Information supplied —

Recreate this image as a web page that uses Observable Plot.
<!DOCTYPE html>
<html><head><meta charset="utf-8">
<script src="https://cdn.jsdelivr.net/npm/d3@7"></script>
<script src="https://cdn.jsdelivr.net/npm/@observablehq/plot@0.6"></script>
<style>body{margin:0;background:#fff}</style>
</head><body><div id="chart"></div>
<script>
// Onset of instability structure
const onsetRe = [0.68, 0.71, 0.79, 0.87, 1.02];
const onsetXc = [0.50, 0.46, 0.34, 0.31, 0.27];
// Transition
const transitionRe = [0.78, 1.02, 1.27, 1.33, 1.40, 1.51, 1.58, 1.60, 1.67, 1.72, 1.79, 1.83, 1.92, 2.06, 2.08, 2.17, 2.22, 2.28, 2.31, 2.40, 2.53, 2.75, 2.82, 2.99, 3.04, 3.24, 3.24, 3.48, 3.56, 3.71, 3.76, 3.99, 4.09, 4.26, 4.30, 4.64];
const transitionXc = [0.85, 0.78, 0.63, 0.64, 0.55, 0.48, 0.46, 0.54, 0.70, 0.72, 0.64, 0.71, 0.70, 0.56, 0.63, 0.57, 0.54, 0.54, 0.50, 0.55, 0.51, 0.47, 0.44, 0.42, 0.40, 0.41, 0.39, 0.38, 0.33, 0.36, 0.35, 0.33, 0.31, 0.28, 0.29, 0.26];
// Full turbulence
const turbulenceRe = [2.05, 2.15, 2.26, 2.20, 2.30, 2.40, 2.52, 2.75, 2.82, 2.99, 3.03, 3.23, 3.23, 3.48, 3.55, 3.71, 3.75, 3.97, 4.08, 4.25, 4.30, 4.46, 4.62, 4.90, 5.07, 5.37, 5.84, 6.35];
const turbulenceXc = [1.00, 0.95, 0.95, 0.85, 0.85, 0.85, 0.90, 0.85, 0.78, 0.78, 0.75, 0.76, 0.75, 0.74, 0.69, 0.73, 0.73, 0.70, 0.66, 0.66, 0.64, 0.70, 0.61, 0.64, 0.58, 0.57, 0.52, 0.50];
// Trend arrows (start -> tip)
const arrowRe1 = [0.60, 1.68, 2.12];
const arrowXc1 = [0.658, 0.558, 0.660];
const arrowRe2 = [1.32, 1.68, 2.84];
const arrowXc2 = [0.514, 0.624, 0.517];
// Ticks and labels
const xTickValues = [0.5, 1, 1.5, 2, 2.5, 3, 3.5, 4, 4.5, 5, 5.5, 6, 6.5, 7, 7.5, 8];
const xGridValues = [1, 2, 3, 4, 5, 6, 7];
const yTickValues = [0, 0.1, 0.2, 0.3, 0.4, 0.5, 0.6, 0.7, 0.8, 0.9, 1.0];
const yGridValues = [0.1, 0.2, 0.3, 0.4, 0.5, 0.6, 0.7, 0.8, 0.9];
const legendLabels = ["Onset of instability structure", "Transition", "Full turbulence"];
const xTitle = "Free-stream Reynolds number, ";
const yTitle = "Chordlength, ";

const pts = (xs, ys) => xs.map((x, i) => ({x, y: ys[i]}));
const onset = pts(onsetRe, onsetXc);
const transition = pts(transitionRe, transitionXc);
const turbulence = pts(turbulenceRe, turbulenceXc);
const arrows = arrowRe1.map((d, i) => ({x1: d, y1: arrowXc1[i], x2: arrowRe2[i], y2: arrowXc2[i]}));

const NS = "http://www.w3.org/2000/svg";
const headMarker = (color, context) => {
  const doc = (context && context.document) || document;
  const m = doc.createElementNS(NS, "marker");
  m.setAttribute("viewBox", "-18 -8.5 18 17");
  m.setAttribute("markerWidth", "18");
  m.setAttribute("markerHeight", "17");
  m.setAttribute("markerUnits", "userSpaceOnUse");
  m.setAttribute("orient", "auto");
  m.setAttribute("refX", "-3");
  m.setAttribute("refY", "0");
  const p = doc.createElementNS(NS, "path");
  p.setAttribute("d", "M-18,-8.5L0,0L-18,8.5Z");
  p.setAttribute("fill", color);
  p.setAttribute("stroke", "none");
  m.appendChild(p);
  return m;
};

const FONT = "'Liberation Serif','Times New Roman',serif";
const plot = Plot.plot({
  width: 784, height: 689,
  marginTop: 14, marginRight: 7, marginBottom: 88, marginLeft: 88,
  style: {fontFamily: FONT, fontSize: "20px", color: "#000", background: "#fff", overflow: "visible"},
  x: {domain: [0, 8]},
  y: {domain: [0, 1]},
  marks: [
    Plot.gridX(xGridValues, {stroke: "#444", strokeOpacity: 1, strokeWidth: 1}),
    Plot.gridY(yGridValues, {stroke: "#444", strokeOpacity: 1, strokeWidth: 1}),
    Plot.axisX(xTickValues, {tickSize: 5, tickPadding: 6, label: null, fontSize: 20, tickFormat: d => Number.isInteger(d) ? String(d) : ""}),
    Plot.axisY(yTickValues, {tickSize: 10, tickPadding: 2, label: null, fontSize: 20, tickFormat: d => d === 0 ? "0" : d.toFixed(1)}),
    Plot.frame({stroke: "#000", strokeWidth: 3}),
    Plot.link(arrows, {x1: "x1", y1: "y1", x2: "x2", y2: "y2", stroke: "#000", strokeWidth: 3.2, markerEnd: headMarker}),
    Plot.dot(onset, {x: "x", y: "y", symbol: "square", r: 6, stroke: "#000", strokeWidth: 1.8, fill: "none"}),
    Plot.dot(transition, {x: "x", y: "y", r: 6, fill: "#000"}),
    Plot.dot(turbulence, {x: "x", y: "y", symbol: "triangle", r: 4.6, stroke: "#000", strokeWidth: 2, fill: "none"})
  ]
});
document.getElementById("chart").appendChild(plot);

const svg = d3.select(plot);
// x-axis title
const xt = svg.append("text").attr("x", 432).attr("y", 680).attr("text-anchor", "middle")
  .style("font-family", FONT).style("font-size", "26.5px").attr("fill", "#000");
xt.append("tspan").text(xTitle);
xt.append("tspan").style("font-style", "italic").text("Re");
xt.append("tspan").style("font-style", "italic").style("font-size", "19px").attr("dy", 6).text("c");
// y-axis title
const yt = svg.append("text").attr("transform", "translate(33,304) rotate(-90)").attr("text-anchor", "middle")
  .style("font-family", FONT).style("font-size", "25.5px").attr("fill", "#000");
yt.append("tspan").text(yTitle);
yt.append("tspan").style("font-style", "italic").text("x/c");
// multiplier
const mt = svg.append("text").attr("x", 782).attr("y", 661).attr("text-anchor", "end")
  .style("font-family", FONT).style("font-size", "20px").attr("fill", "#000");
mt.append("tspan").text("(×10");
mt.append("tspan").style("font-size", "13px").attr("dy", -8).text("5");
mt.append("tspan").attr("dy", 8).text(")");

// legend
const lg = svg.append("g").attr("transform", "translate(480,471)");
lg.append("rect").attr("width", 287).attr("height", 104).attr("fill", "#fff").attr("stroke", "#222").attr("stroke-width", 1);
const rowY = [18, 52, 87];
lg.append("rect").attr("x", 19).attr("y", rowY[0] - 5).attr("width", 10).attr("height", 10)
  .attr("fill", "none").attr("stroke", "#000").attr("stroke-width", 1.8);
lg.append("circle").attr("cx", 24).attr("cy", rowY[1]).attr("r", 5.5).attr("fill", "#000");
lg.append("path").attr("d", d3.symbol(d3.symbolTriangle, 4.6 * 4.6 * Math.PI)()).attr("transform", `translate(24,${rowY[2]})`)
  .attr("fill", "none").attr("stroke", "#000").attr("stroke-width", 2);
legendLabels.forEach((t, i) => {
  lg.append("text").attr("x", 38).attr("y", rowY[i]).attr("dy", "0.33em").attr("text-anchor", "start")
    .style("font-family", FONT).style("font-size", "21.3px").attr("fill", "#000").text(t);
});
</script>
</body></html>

Prompt —
Write out all the data again, exactly as it appears.

Answer for the task —
Recreate this image as a web page that uses Observable Plot.
<!DOCTYPE html>
<html><head><meta charset="utf-8">
<script src="https://cdn.jsdelivr.net/npm/d3@7"></script>
<script src="https://cdn.jsdelivr.net/npm/@observablehq/plot@0.6"></script>
<style>body{margin:0;background:#fff}</style>
</head><body><div id="chart"></div>
<script>
// Onset of instability structure
const onsetRe = [0.68, 0.71, 0.79, 0.87, 1.02];
const onsetXc = [0.50, 0.46, 0.34, 0.31, 0.27];
// Transition
const transitionRe = [0.78, 1.02, 1.27, 1.33, 1.40, 1.51, 1.58, 1.60, 1.67, 1.72, 1.79, 1.83, 1.92, 2.06, 2.08, 2.17, 2.22, 2.28, 2.31, 2.40, 2.53, 2.75, 2.82, 2.99, 3.04, 3.24, 3.24, 3.48, 3.56, 3.71, 3.76, 3.99, 4.09, 4.26, 4.30, 4.64];
const transitionXc = [0.85, 0.78, 0.63, 0.64, 0.55, 0.48, 0.46, 0.54, 0.70, 0.72, 0.64, 0.71, 0.70, 0.56, 0.63, 0.57, 0.54, 0.54, 0.50, 0.55, 0.51, 0.47, 0.44, 0.42, 0.40, 0.41, 0.39, 0.38, 0.33, 0.36, 0.35, 0.33, 0.31, 0.28, 0.29, 0.26];
// Full turbulence
const turbulenceRe = [2.05, 2.15, 2.26, 2.20, 2.30, 2.40, 2.52, 2.75, 2.82, 2.99, 3.03, 3.23, 3.23, 3.48, 3.55, 3.71, 3.75, 3.97, 4.08, 4.25, 4.30, 4.46, 4.62, 4.90, 5.07, 5.37, 5.84, 6.35];
const turbulenceXc = [1.00, 0.95, 0.95, 0.85, 0.85, 0.85, 0.90, 0.85, 0.78, 0.78, 0.75, 0.76, 0.75, 0.74, 0.69, 0.73, 0.73, 0.70, 0.66, 0.66, 0.64, 0.70, 0.61, 0.64, 0.58, 0.57, 0.52, 0.50];
// Trend arrows (start -> tip)
const arrowRe1 = [0.60, 1.68, 2.12];
const arrowXc1 = [0.658, 0.558, 0.660];
const arrowRe2 = [1.32, 1.68, 2.84];
const arrowXc2 = [0.514, 0.624, 0.517];
// Ticks and labels
const xTickValues = [0.5, 1, 1.5, 2, 2.5, 3, 3.5, 4, 4.5, 5, 5.5, 6, 6.5, 7, 7.5, 8];
const xGridValues = [1, 2, 3, 4, 5, 6, 7];
const yTickValues = [0, 0.1, 0.2, 0.3, 0.4, 0.5, 0.6, 0.7, 0.8, 0.9, 1.0];
const yGridValues = [0.1, 0.2, 0.3, 0.4, 0.5, 0.6, 0.7, 0.8, 0.9];
const legendLabels = ["Onset of instability structure", "Transition", "Full turbulence"];
const xTitle = "Free-stream Reynolds number, ";
const yTitle = "Chordlength, ";

const pts = (xs, ys) => xs.map((x, i) => ({x, y: ys[i]}));
const onset = pts(onsetRe, onsetXc);
const transition = pts(transitionRe, transitionXc);
const turbulence = pts(turbulenceRe, turbulenceXc);
const arrows = arrowRe1.map((d, i) => ({x1: d, y1: arrowXc1[i], x2: arrowRe2[i], y2: arrowXc2[i]}));

const NS = "http://www.w3.org/2000/svg";
const headMarker = (color, context) => {
  const doc = (context && context.document) || document;
  const m = doc.createElementNS(NS, "marker");
  m.setAttribute("viewBox", "-18 -8.5 18 17");
  m.setAttribute("markerWidth", "18");
  m.setAttribute("markerHeight", "17");
  m.setAttribute("markerUnits", "userSpaceOnUse");
  m.setAttribute("orient", "auto");
  m.setAttribute("refX", "-3");
  m.setAttribute("refY", "0");
  const p = doc.createElementNS(NS, "path");
  p.setAttribute("d", "M-18,-8.5L0,0L-18,8.5Z");
  p.setAttribute("fill", color);
  p.setAttribute("stroke", "none");
  m.appendChild(p);
  return m;
};

const FONT = "'Liberation Serif','Times New Roman',serif";
const plot = Plot.plot({
  width: 784, height: 689,
  marginTop: 14, marginRight: 7, marginBottom: 88, marginLeft: 88,
  style: {fontFamily: FONT, fontSize: "20px", color: "#000", background: "#fff", overflow: "visible"},
  x: {domain: [0, 8]},
  y: {domain: [0, 1]},
  marks: [
    Plot.gridX(xGridValues, {stroke: "#444", strokeOpacity: 1, strokeWidth: 1}),
    Plot.gridY(yGridValues, {stroke: "#444", strokeOpacity: 1, strokeWidth: 1}),
    Plot.axisX(xTickValues, {tickSize: 5, tickPadding: 6, label: null, fontSize: 20, tickFormat: d => Number.isInteger(d) ? String(d) : ""}),
    Plot.axisY(yTickValues, {tickSize: 10, tickPadding: 2, label: null, fontSize: 20, tickFormat: d => d === 0 ? "0" : d.toFixed(1)}),
    Plot.frame({stroke: "#000", strokeWidth: 3}),
    Plot.link(arrows, {x1: "x1", y1: "y1", x2: "x2", y2: "y2", stroke: "#000", strokeWidth: 3.2, markerEnd: headMarker}),
    Plot.dot(onset, {x: "x", y: "y", symbol: "square", r: 6, stroke: "#000", strokeWidth: 1.8, fill: "none"}),
    Plot.dot(transition, {x: "x", y: "y", r: 6, fill: "#000"}),
    Plot.dot(turbulence, {x: "x", y: "y", symbol: "triangle", r: 4.6, stroke: "#000", strokeWidth: 2, fill: "none"})
  ]
});
document.getElementById("chart").appendChild(plot);

const svg = d3.select(plot);
// x-axis title
const xt = svg.append("text").attr("x", 432).attr("y", 680).attr("text-anchor", "middle")
  .style("font-family", FONT).style("font-size", "26.5px").attr("fill", "#000");
xt.append("tspan").text(xTitle);
xt.append("tspan").style("font-style", "italic").text("Re");
xt.append("tspan").style("font-style", "italic").style("font-size", "19px").attr("dy", 6).text("c");
// y-axis title
const yt = svg.append("text").attr("transform", "translate(33,304) rotate(-90)").attr("text-anchor", "middle")
  .style("font-family", FONT).style("font-size", "25.5px").attr("fill", "#000");
yt.append("tspan").text(yTitle);
yt.append("tspan").style("font-style", "italic").text("x/c");
// multiplier
const mt = svg.append("text").attr("x", 782).attr("y", 661).attr("text-anchor", "end")
  .style("font-family", FONT).style("font-size", "20px").attr("fill", "#000");
mt.append("tspan").text("(×10");
mt.append("tspan").style("font-size", "13px").attr("dy", -8).text("5");
mt.append("tspan").attr("dy", 8).text(")");

// legend
const lg = svg.append("g").attr("transform", "translate(480,471)");
lg.append("rect").attr("width", 287).attr("height", 104).attr("fill", "#fff").attr("stroke", "#222").attr("stroke-width", 1);
const rowY = [18, 52, 87];
lg.append("rect").attr("x", 19).attr("y", rowY[0] - 5).attr("width", 10).attr("height", 10)
  .attr("fill", "none").attr("stroke", "#000").attr("stroke-width", 1.8);
lg.append("circle").attr("cx", 24).attr("cy", rowY[1]).attr("r", 5.5).attr("fill", "#000");
lg.append("path").attr("d", d3.symbol(d3.symbolTriangle, 4.6 * 4.6 * Math.PI)()).attr("transform", `translate(24,${rowY[2]})`)
  .attr("fill", "none").attr("stroke", "#000").attr("stroke-width", 2);
legendLabels.forEach((t, i) => {
  lg.append("text").attr("x", 38).attr("y", rowY[i]).attr("dy", "0.33em").attr("text-anchor", "start")
    .style("font-family", FONT).style("font-size", "21.3px").attr("fill", "#000").text(t);
});
</script>
</body></html>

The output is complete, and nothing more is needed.